Atas perbuatannya, Prasetyo dinyatakan bersalah dan melanggar Pasal 3 juncto Pasal 18 Undang-Undang (UU) Tipikor juncto Pasal 55 ayat 1 ke-1 KUHP.

Untuk diketahui, kasus ini berawal ketika Prasetyo memberikan instruksi kepada Kepala Balai Teknik Perkeretaapian Wilayah Sumatera Bagian Utara, yang juga menjabat sebagai Kuasa Pengguna Anggaran (KPA) periode 2016–2017 Nur Setiawan Sidik untuk mengajukan proyek pembangunan jalur kereta api Besitang-Langsa.

Pengajuan proyek tersebut direncanakan akan dibiayai melalui penerbitan Surat Berharga Syariah Negara – Project Based Sukuk (SBSN-PBS) Tahun Anggaran 2017 kepada Badan Perencanaan Pembangunan Nasional (Bappenas).

Namun, sejumlah syarat penting belum dipenuhi. Di antaranya, hasil peninjauan desain paket DED-10 belum diserahkan oleh Team Leader Tenaga Ahli dari PT Dardella Yasa Guna Arista Gunawan kepada Pejabat Pembuat Komitmen (PPK) dan KPA.

Selain itu, hasil peninjauan desain tersebut juga belum mendapatkan persetujuan dari Direktur Prasarana Perkeretaapian di Direktorat Jenderal Perkeretaapian Kementerian Perhubungan.

Beberapa syarat lain yang belum dipenuhi antara lain belum adanya penetapan trase dari Menteri Perhubungan (Menhub), tidak dilakukan prastudi kelayakan maupun studi kelayakan, belum ada analisis dampak lingkungan (AMDAL), serta proses pembebasan lahan yang belum dilakukan.

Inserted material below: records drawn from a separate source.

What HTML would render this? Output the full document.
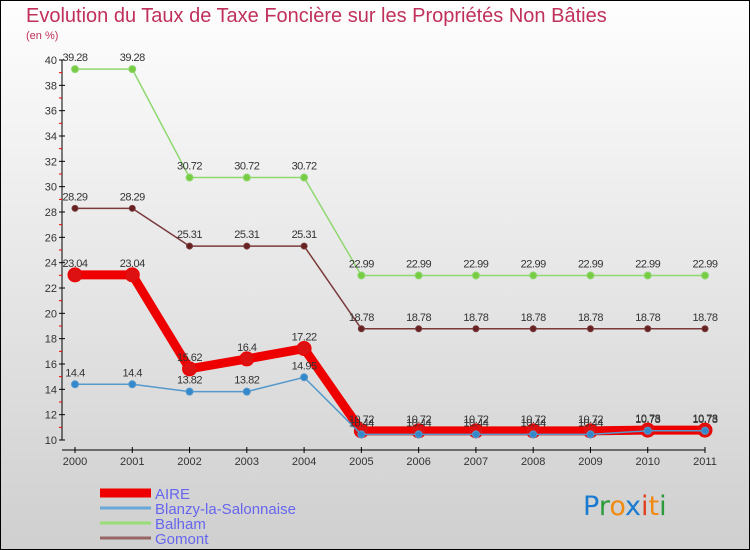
<!DOCTYPE html>
<html><head><meta charset="utf-8"><style>
body{margin:0;}
#wrap{width:750px;height:550px;position:relative;background:linear-gradient(#fefefe,#cfcfcf);box-sizing:border-box;border:1px solid #000;font-family:"Liberation Sans",sans-serif;overflow:hidden}
</style></head><body>
<div id="wrap">
<svg id="chart" width="750" height="550" style="position:absolute;left:-1px;top:-1px">
<text x="26" y="22" font-size="20" fill="#c0305a">Evolution du Taux de Taxe Foncière sur les Propriétés Non Bâties</text>
<text x="26" y="39" font-size="11" fill="#c0305a">(en %)</text>
<g id="axes"></g><g id="series"></g><g id="legend"></g>
<text x="583" y="515" font-size="27" font-family="'DejaVu Sans',sans-serif"><tspan fill="#1a7ad0">P</tspan><tspan fill="#2a9a3a">r</tspan><tspan fill="#f08a10">o</tspan><tspan fill="#1a7ad0">x</tspan><tspan fill="#e04020">i</tspan><tspan fill="#f08a10">t</tspan><tspan fill="#2a9a3a">i</tspan></text>
</svg>
</div>
<script>
const years=[2000,2001,2002,2003,2004,2005,2006,2007,2008,2009,2010,2011];
const aire=[23.04,23.04,15.62,16.4,17.22,10.72,10.72,10.72,10.72,10.72,10.78,10.78];
const blanzy=[14.4,14.4,13.82,13.82,14.95,10.44,10.44,10.44,10.44,10.44,10.73,10.73];
const balham=[39.28,39.28,30.72,30.72,30.72,22.99,22.99,22.99,22.99,22.99,22.99,22.99];
const gomont=[28.29,28.29,25.31,25.31,25.31,18.78,18.78,18.78,18.78,18.78,18.78,18.78];
const yTicks=[10,12,14,16,18,20,22,24,26,28,30,32,34,36,38,40];
const seriesNames=["AIRE","Blanzy-la-Salonnaise","Balham","Gomont"];
const NS="http://www.w3.org/2000/svg";
const X=i=>75+i*(630/11);
const Y=v=>440-(v-10)*(380/30);
function mk(tag,attrs,parent){const e=document.createElementNS(NS,tag);for(const k in attrs)e.setAttribute(k,attrs[k]);parent.appendChild(e);return e;}
const axes=document.getElementById('axes');
let a=mk('line',{x1:62,y1:60,x2:62,y2:440,stroke:'#000'},axes);


a=mk('line',{x1:62,y1:450,x2:705,y2:450,stroke:'#000'},axes);


yTicks.forEach(t=>{
  mk('line',{x1:59,x2:65,y1:Y(t),y2:Y(t),stroke:'#000'},axes);
  if(t<40)mk('line',{x1:59,x2:62,y1:Y(t+1),y2:Y(t+1),stroke:'#e00'},axes);
  const tx=mk('text',{x:57,y:Y(t)+4,'font-size':11,fill:'#333','text-anchor':'end'},axes);
  tx.textContent=t;
  
  
});
years.forEach((y,i)=>{
  mk('line',{x1:X(i),x2:X(i),y1:447,y2:453,stroke:'#000'},axes);
  const tx=mk('text',{x:X(i),y:465,'font-size':11,fill:'#333','text-anchor':'middle'},axes);
  tx.textContent=y;
  
  
});
const sg=document.getElementById('series');
function draw(vals,color,w,r,dot,name){
  const g=mk('g',{},sg);
  
  
  const p=mk('polyline',{points:vals.map((v,i)=>X(i)+','+Y(v)).join(' '),fill:'none',stroke:color,'stroke-width':w,'stroke-linejoin':'round'},g);
  
  
  vals.forEach((v,i)=>{
    const c=mk('circle',{cx:X(i),cy:Y(v),r:r,fill:dot,stroke:color,'stroke-width':1},g);
    
    
    const t=mk('text',{x:X(i),y:Y(v)-8,'font-size':11,fill:'#333','text-anchor':'middle','letter-spacing':'-0.5'},g);
    t.textContent=v;
    
    
  });
}
draw(balham,'#8fd870',1.5,3.5,'#77cc44','balham');
draw(gomont,'#7a3a3a',1.5,3,'#662222','gomont');
draw(aire,'#ee0000',9,7,'#dd1111','aire');
draw(blanzy,'#5599cc',1.5,3.5,'#3388cc','blanzy');
const lg=document.getElementById('legend');
const lc=['#ee0000','#6aa8d8','#99dd77','#996666'],lw=[9,3,3,3];
seriesNames.forEach((n,i)=>{
  const y=493+i*15;
  const l=mk('line',{x1:100,x2:151,y1:y,y2:y,stroke:lc[i],'stroke-width':lw[i]},lg);
  
  
  const t=mk('text',{x:155,y:y+6,'font-size':15,fill:'#6666ee'},lg);
  t.textContent=n;
  
  
});
</script>
</body></html>
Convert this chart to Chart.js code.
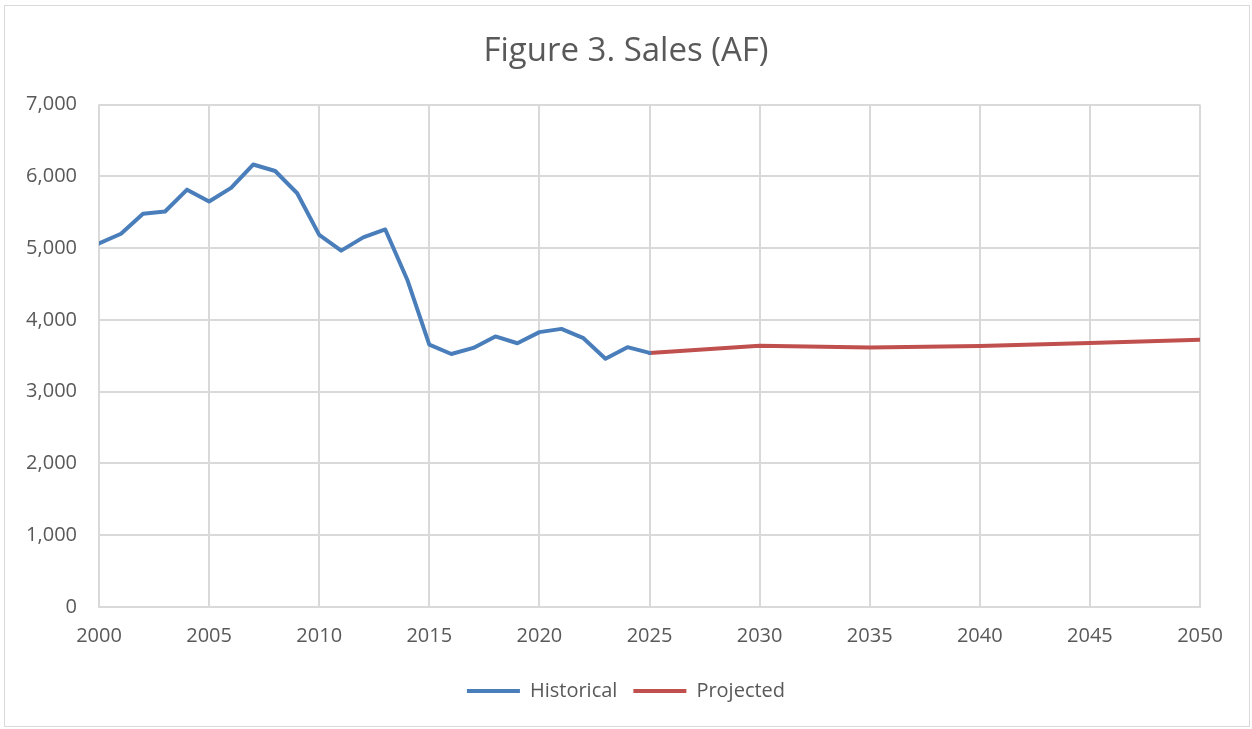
<!DOCTYPE html>
<html>
<head>
<meta charset="utf-8">
<script src="https://cdn.jsdelivr.net/npm/chart.js@4"></script>
<style>
  html, body { margin: 0; padding: 0; background: #fff; }
  #frame { position: absolute; left: 4px; top: 5px; width: 1244px; height: 720px; border: 1px solid #d9d9d9; }
  #wrap { position: absolute; left: 0; top: 0; width: 1252px; height: 729px; }
</style>
</head>
<body>
<div id="frame"></div>
<div id="wrap"><canvas id="salesChart"></canvas></div>
<script>
const histYears  = [2000,2001,2002,2003,2004,2005,2006,2007,2008,2009,2010,2011,2012,2013,2014,2015,2016,2017,2018,2019,2020,2021,2022,2023,2024,2025];
const histSales  = [5065,5200,5480,5510,5815,5650,5840,6165,6075,5765,5185,4965,5150,5260,4560,3655,3525,3610,3770,3675,3830,3875,3745,3460,3620,3540];
const projYears  = [2025,2030,2035,2040,2045,2050];
const projSales  = [3540,3640,3615,3635,3680,3725];
const xTicks     = [2000,2005,2010,2015,2020,2025,2030,2035,2040,2045,2050];
const yTicks     = [0,1000,2000,3000,4000,5000,6000,7000];

const GRID = '#d9d9d9';
const TEXT = '#595959';
const FONT = "'Open Sans', 'Liberation Sans', sans-serif";

const toPts = (xs, ys) => xs.map((x, i) => ({ x, y: ys[i] }));
const fmt = v => v.toLocaleString('en');

// y labels are drawn mirrored (unclipped) and pulled back left of the axis,
// so the axis box can stay narrow and the title/legend centre like the original
const meas = document.createElement('canvas').getContext('2d');
meas.font = `20px ${FONT}`;
const widestY = Math.max(...yTicks.map(v => meas.measureText(fmt(v)).width));

new Chart(document.getElementById('salesChart'), {
  type: 'line',
  data: {
    datasets: [
      {
        label: 'Historical',
        data: toPts(histYears, histSales),
        borderColor: '#4a7ebb',
        backgroundColor: '#4a7ebb',
        borderWidth: 4,
        pointRadius: 0,
        tension: 0,
        borderCapStyle: 'round',
        borderJoinStyle: 'round',
      },
      {
        label: 'Projected',
        data: toPts(projYears, projSales),
        borderColor: '#c0504d',
        backgroundColor: '#c0504d',
        borderWidth: 4,
        pointRadius: 0,
        tension: 0,
        borderCapStyle: 'round',
        borderJoinStyle: 'round',
      },
    ],
  },
  options: {
    responsive: true,
    maintainAspectRatio: false,
    animation: false,
    layout: { padding: { left: 52, right: 52, top: 10, bottom: 18 } },
    plugins: {
      title: {
        display: true,
        text: 'Figure 3. Sales (AF)',
        color: TEXT,
        font: { family: FONT, size: 33, weight: 'normal' },
        padding: { top: 22, bottom: 33 },
      },
      legend: {
        position: 'bottom',
        labels: {
          color: TEXT,
          font: { family: FONT, size: 20 },
          usePointStyle: true,
          pointStyle: 'line',
          pointStyleWidth: 53,
          boxHeight: 18,
          padding: 16,
        },
      },
      tooltip: { enabled: false },
    },
    scales: {
      x: {
        type: 'linear',
        min: 2000,
        max: 2050,
        afterBuildTicks: axis => { axis.ticks = xTicks.map(v => ({ value: v })); },
        ticks: { color: TEXT, font: { family: FONT, size: 20 }, padding: 17, callback: v => String(v) },
        grid: { color: GRID, lineWidth: 2, drawTicks: false },
        border: { color: GRID, width: 2 },
      },
      y: {
        min: 0,
        max: 7000,
        afterFit: axis => { axis.width = 47; },
        afterBuildTicks: axis => { axis.ticks = yTicks.map(v => ({ value: v })); },
        ticks: { mirror: true, crossAlign: 'far', padding: -(22 + widestY),
                 color: TEXT, font: { family: FONT, size: 20 }, callback: fmt },
        grid: { color: GRID, lineWidth: 2, drawTicks: false },
        border: { display: false },
      },
    },
  },
});
</script>
</body>
</html>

Tak hanya itu, proyek ini juga diduga tidak disertai dokumen penting seperti kerangka acuan kerja, rencana anggaran biaya, spesifikasi teknis, maupun studi kelayakan proyek.

Proyek tersebut pun tidak tercantum dalam Rencana Kerja Pemerintah (RKP) Tahun Anggaran 2017 sebagaimana diatur dalam Peraturan Presiden Nomor 45 Tahun 2016 tentang RKP Tahun 2017.